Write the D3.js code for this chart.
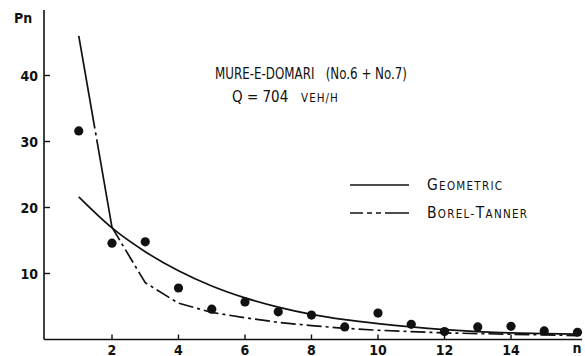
<!DOCTYPE html>
<html>
<head>
<meta charset="utf-8">
<script src="https://cdn.jsdelivr.net/npm/d3@7"></script>
<style>
  html, body { margin: 0; padding: 0; background: #fff; }
  svg { display: block; }
  .tick-label { font-family: "DejaVu Sans Condensed", "DejaVu Sans", sans-serif; font-weight: bold; font-size: 14px; fill: #111; }
  .note { font-family: "DejaVu Sans Condensed", "DejaVu Sans", sans-serif; font-size: 15px; fill: #111; }
</style>
</head>
<body>
<svg id="chart" width="585" height="356"></svg>
<script>
// Observed gap-count distribution and two fitted models
const nValues = [1, 2, 3, 4, 5, 6, 7, 8, 9, 10, 11, 12, 13, 14, 15, 16];
const observed = [31.6, 14.6, 14.8, 7.8, 4.6, 5.7, 4.2, 3.7, 1.9, 4.0, 2.3, 1.2, 1.9, 2.0, 1.3, 1.1];
const geometric = [21.6, 16.9, 13.3, 10.4, 8.1, 6.3, 4.9, 3.8, 3.0, 2.4, 1.9, 1.5, 1.2, 1.0, 0.9, 0.8];
const borelTanner = [46.0, 17.0, 8.6, 5.5, 4.1, 3.3, 2.6, 2.1, 1.7, 1.4, 1.2, 1.0, 0.9, 0.8, 0.7, 0.6];
const xTicks = [2, 4, 6, 8, 10, 12, 14];
const yTicks = [10, 20, 30, 40];
const legendItems = [
  { label: "Geometric", dash: null, width: 75 },
  { label: "Borel-Tanner", dash: "13,4,5,4,5,4,30", width: 100 }
];

const svg = d3.select("#chart");
const x = d3.scaleLinear().domain([0, 16]).range([45.5, 577.5]);
const y = d3.scaleLinear().domain([0, 50]).range([339.5, 9.5]);

const ink = "#111";

// Axes (ticks point inward)
svg.append("line").attr("x1", 44).attr("x2", 44).attr("y1", 10).attr("y2", y(0))
  .attr("stroke", ink).attr("stroke-width", 1.6);
svg.append("line").attr("x1", 44).attr("x2", 582).attr("y1", y(0)).attr("y2", y(0))
  .attr("stroke", ink).attr("stroke-width", 1.6);

svg.selectAll(".ytick").data(yTicks).join("line")
  .attr("x1", 44).attr("x2", 50).attr("y1", d => y(d)).attr("y2", d => y(d))
  .attr("stroke", ink).attr("stroke-width", 1.4);
svg.selectAll(".ylab").data(yTicks).join("text")
  .attr("class", "tick-label").attr("x", 38).attr("y", d => y(d) + 5)
  .attr("text-anchor", "end").text(d => d);

svg.selectAll(".xtick").data(xTicks).join("line")
  .attr("x1", d => x(d)).attr("x2", d => x(d)).attr("y1", y(0)).attr("y2", y(0) - 5)
  .attr("stroke", ink).attr("stroke-width", 1.4);
svg.selectAll(".xlab").data(xTicks).join("text")
  .attr("class", "tick-label").attr("x", d => x(d)).attr("y", 354.5)
  .attr("text-anchor", "middle").text(d => d);

svg.append("text").attr("class", "tick-label").attr("x", 577).attr("y", 353)
  .attr("text-anchor", "middle").text("n");
svg.append("text").attr("class", "tick-label").attr("x", 14).attr("y", 23)
  .text("Pn");

// Model curves
const line = d3.line().x((d, i) => x(nValues[i])).y(d => y(d)).curve(d3.curveMonotoneX);
const lineBT = d3.line().x(d => x(d[0])).y(d => y(d[1]));
const btPoints = nValues.map((n, i) => [n, borelTanner[i]]);

svg.append("path").datum(geometric).attr("d", line)
  .attr("fill", "none").attr("stroke", ink).attr("stroke-width", 1.7);
// steep first step: one long stroke broken by a single dot
svg.append("path").datum(btPoints.slice(0, 2)).attr("d", lineBT)
  .attr("fill", "none").attr("stroke", ink).attr("stroke-width", 1.7)
  .attr("stroke-dasharray", "94,4,3,4,400");
svg.append("path").datum(btPoints.slice(1)).attr("d", lineBT)
  .attr("fill", "none").attr("stroke", ink).attr("stroke-width", 1.7)
  .attr("stroke-dasharray", "15,4,3,4");

// Observed points
svg.selectAll(".pt").data(observed).join("circle")
  .attr("cx", (d, i) => x(nValues[i])).attr("cy", d => y(d)).attr("r", 4.6)
  .attr("fill", ink);

// Annotation
svg.append("text").attr("class", "note").attr("x", 215).attr("y", 79)
  .attr("textLength", 192).attr("lengthAdjust", "spacingAndGlyphs")
  .attr("xml:space", "preserve").text("MURE-E-DOMARI   (No.6 + No.7)");
const q = svg.append("text").attr("class", "note").attr("x", 232).attr("y", 102)
  .attr("xml:space", "preserve");
q.append("tspan").text("Q = 704   ");
q.append("tspan").attr("font-size", "11.5px").attr("letter-spacing", "1px").text("VEH/H");

// Legend
const lg = svg.append("g");
legendItems.forEach((item, i) => {
  const ly = 185 + i * 28;
  lg.append("line").attr("x1", 350).attr("x2", 409).attr("y1", ly).attr("y2", ly)
    .attr("stroke", ink).attr("stroke-width", 1.7)
    .attr("stroke-dasharray", item.dash);
  const t = lg.append("text").attr("class", "note").attr("x", 427).attr("y", ly + 5)
    .attr("textLength", item.width).attr("lengthAdjust", "spacing");
  const words = item.label.split("-");
  words.forEach((w, k) => {
    if (k > 0) t.append("tspan").attr("font-size", "12px").text("-");
    t.append("tspan").attr("font-size", "15.5px").text(w[0].toUpperCase());
    t.append("tspan").attr("font-size", "11.5px").text(w.slice(1).toUpperCase());
  });
});
</script>
</body>
</html>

Stated task: Retype the listing exactly. Pictures do not belong in the copy.

Answer to the exercise:
Write the D3.js code for this chart.
<!DOCTYPE html>
<html>
<head>
<meta charset="utf-8">
<script src="https://cdn.jsdelivr.net/npm/d3@7"></script>
<style>
  html, body { margin: 0; padding: 0; background: #fff; }
  svg { display: block; }
  .tick-label { font-family: "DejaVu Sans Condensed", "DejaVu Sans", sans-serif; font-weight: bold; font-size: 14px; fill: #111; }
  .note { font-family: "DejaVu Sans Condensed", "DejaVu Sans", sans-serif; font-size: 15px; fill: #111; }
</style>
</head>
<body>
<svg id="chart" width="585" height="356"></svg>
<script>
// Observed gap-count distribution and two fitted models
const nValues = [1, 2, 3, 4, 5, 6, 7, 8, 9, 10, 11, 12, 13, 14, 15, 16];
const observed = [31.6, 14.6, 14.8, 7.8, 4.6, 5.7, 4.2, 3.7, 1.9, 4.0, 2.3, 1.2, 1.9, 2.0, 1.3, 1.1];
const geometric = [21.6, 16.9, 13.3, 10.4, 8.1, 6.3, 4.9, 3.8, 3.0, 2.4, 1.9, 1.5, 1.2, 1.0, 0.9, 0.8];
const borelTanner = [46.0, 17.0, 8.6, 5.5, 4.1, 3.3, 2.6, 2.1, 1.7, 1.4, 1.2, 1.0, 0.9, 0.8, 0.7, 0.6];
const xTicks = [2, 4, 6, 8, 10, 12, 14];
const yTicks = [10, 20, 30, 40];
const legendItems = [
  { label: "Geometric", dash: null, width: 75 },
  { label: "Borel-Tanner", dash: "13,4,5,4,5,4,30", width: 100 }
];

const svg = d3.select("#chart");
const x = d3.scaleLinear().domain([0, 16]).range([45.5, 577.5]);
const y = d3.scaleLinear().domain([0, 50]).range([339.5, 9.5]);

const ink = "#111";

// Axes (ticks point inward)
svg.append("line").attr("x1", 44).attr("x2", 44).attr("y1", 10).attr("y2", y(0))
  .attr("stroke", ink).attr("stroke-width", 1.6);
svg.append("line").attr("x1", 44).attr("x2", 582).attr("y1", y(0)).attr("y2", y(0))
  .attr("stroke", ink).attr("stroke-width", 1.6);

svg.selectAll(".ytick").data(yTicks).join("line")
  .attr("x1", 44).attr("x2", 50).attr("y1", d => y(d)).attr("y2", d => y(d))
  .attr("stroke", ink).attr("stroke-width", 1.4);
svg.selectAll(".ylab").data(yTicks).join("text")
  .attr("class", "tick-label").attr("x", 38).attr("y", d => y(d) + 5)
  .attr("text-anchor", "end").text(d => d);

svg.selectAll(".xtick").data(xTicks).join("line")
  .attr("x1", d => x(d)).attr("x2", d => x(d)).attr("y1", y(0)).attr("y2", y(0) - 5)
  .attr("stroke", ink).attr("stroke-width", 1.4);
svg.selectAll(".xlab").data(xTicks).join("text")
  .attr("class", "tick-label").attr("x", d => x(d)).attr("y", 354.5)
  .attr("text-anchor", "middle").text(d => d);

svg.append("text").attr("class", "tick-label").attr("x", 577).attr("y", 353)
  .attr("text-anchor", "middle").text("n");
svg.append("text").attr("class", "tick-label").attr("x", 14).attr("y", 23)
  .text("Pn");

// Model curves
const line = d3.line().x((d, i) => x(nValues[i])).y(d => y(d)).curve(d3.curveMonotoneX);
const lineBT = d3.line().x(d => x(d[0])).y(d => y(d[1]));
const btPoints = nValues.map((n, i) => [n, borelTanner[i]]);

svg.append("path").datum(geometric).attr("d", line)
  .attr("fill", "none").attr("stroke", ink).attr("stroke-width", 1.7);
// steep first step: one long stroke broken by a single dot
svg.append("path").datum(btPoints.slice(0, 2)).attr("d", lineBT)
  .attr("fill", "none").attr("stroke", ink).attr("stroke-width", 1.7)
  .attr("stroke-dasharray", "94,4,3,4,400");
svg.append("path").datum(btPoints.slice(1)).attr("d", lineBT)
  .attr("fill", "none").attr("stroke", ink).attr("stroke-width", 1.7)
  .attr("stroke-dasharray", "15,4,3,4");

// Observed points
svg.selectAll(".pt").data(observed).join("circle")
  .attr("cx", (d, i) => x(nValues[i])).attr("cy", d => y(d)).attr("r", 4.6)
  .attr("fill", ink);

// Annotation
svg.append("text").attr("class", "note").attr("x", 215).attr("y", 79)
  .attr("textLength", 192).attr("lengthAdjust", "spacingAndGlyphs")
  .attr("xml:space", "preserve").text("MURE-E-DOMARI   (No.6 + No.7)");
const q = svg.append("text").attr("class", "note").attr("x", 232).attr("y", 102)
  .attr("xml:space", "preserve");
q.append("tspan").text("Q = 704   ");
q.append("tspan").attr("font-size", "11.5px").attr("letter-spacing", "1px").text("VEH/H");

// Legend
const lg = svg.append("g");
legendItems.forEach((item, i) => {
  const ly = 185 + i * 28;
  lg.append("line").attr("x1", 350).attr("x2", 409).attr("y1", ly).attr("y2", ly)
    .attr("stroke", ink).attr("stroke-width", 1.7)
    .attr("stroke-dasharray", item.dash);
  const t = lg.append("text").attr("class", "note").attr("x", 427).attr("y", ly + 5)
    .attr("textLength", item.width).attr("lengthAdjust", "spacing");
  const words = item.label.split("-");
  words.forEach((w, k) => {
    if (k > 0) t.append("tspan").attr("font-size", "12px").text("-");
    t.append("tspan").attr("font-size", "15.5px").text(w[0].toUpperCase());
    t.append("tspan").attr("font-size", "11.5px").text(w.slice(1).toUpperCase());
  });
});
</script>
</body>
</html>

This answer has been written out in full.